Das von Claudia Meyer inszenierte, von Hans-Jörg Brandenburg musikalisch vorbereitete und von Michael Wilhelmi musizierend auf die Bühne gebrachte Stück hat bis heute nichts an Attraktivität und Aktualität verloren. Die nutzt Meyer für ihre Inszenierung, in der sie die Bettler-Bande der Brechtschen Vorlage auf eine zeitgemäße „Russenmafia“ zu trimmen versucht – mit mäßigem Erfolg. Die Kleidungsattribute der Band wie der Macheath-Bande sowie die eingeschobenen russischen Sprach- und Tanzbrocken bleiben vordergründig und können dem ursprünglichen Gangstermilieu wenig anhaben, was nicht zu bedauern ist. Die Kostüme von Nina Lepilina, die Maske von Handrikje Lüttich und die Beleuchtung von Mike Jezirowski unterstützen die Gangsterwelt wirkungsvoll, wobei vor allem die Kostüme der Bande einen zeitgemäßen Ausdruck treffen. Mit Christian Klischat als Chef Peachum und Petra Hartung als seine Frau Celia sind die beiden Grundfiguren darstellerisch und stimmlich bestens besetzt, beide bilden im Getümmel der übrigen Rollen die souveränen, erfahrenen Ruhepole, die kaum noch etwas aus der Bahn werfen kann. Irina Wrona gibt eine häufig überzogene, aber insgesamt doch sehr glaubhafte und witzige Polly, die nur selten die wahren Qualitäten ihrer meist schrill überdrehten Stimme erklingen lässt. Florian Jahrs Macheath changiert wunderbar zwischen einfühlsamem Kavalier und plötzlich hervorbrechendem, brutalen und rücksichtslosen Verbrecher, der diesen Mackie Messer sehr glaubhaft zeigt und ihm eine jederzeit passende, souveräne Stimme verleiht. Auch Christoph Heckel als Konstabler bewegt sich darstellerisch und stimmlich sicher und authentisch in seiner Rolle und repräsentiert einen modernen Typen. Michael Wilhelmi ist gleich in mehreren Aufgaben aktiv. Er kümmert sich, selbst am Klavier, Harmonium und der Celesta, um den flotten Klang der Weillschen Musik und begleitet die bekannten Songs gefühlvoll und mit sicherem Rhythmus. Die kleineren Partien der Macheath-Bande, der Huren, der weiteren Bettler spielen mit Witz und Lust ihre ein wenig verdrehten Rollen.

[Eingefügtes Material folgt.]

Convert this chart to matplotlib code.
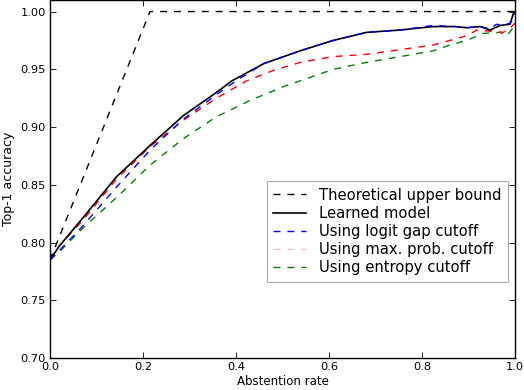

Die Inszenierung, die Ausstattung der Figuren und die Musik vermitteln die zentrale Botschaft der Welt der Peachums und des Macheath: „Es gibt Wichtigeres als zu überleben.“ Sie bleiben sich selbst und ihrer – selbstgezimmerten – Ethik in einer skurrilen Welt treu und halten den Kopf oben - so lange sie ihn noch haben. Sie bleiben liebenswert unverschämte Fremde, eben verfremdete Typen, die einem doch irgendwie bekannt vorkommen.

Das Publikum freut sich über einen unterhaltsamen, spritzig und witzig gespielten und musizierten Abend, der zwischen Moritat, Kabarett und Varieté changiert und bedankt sich beim ganzen Team, besonders bei Florian Jahr als Macheath Messer für eine gelungene Aufführung mit anhaltendem Beifall.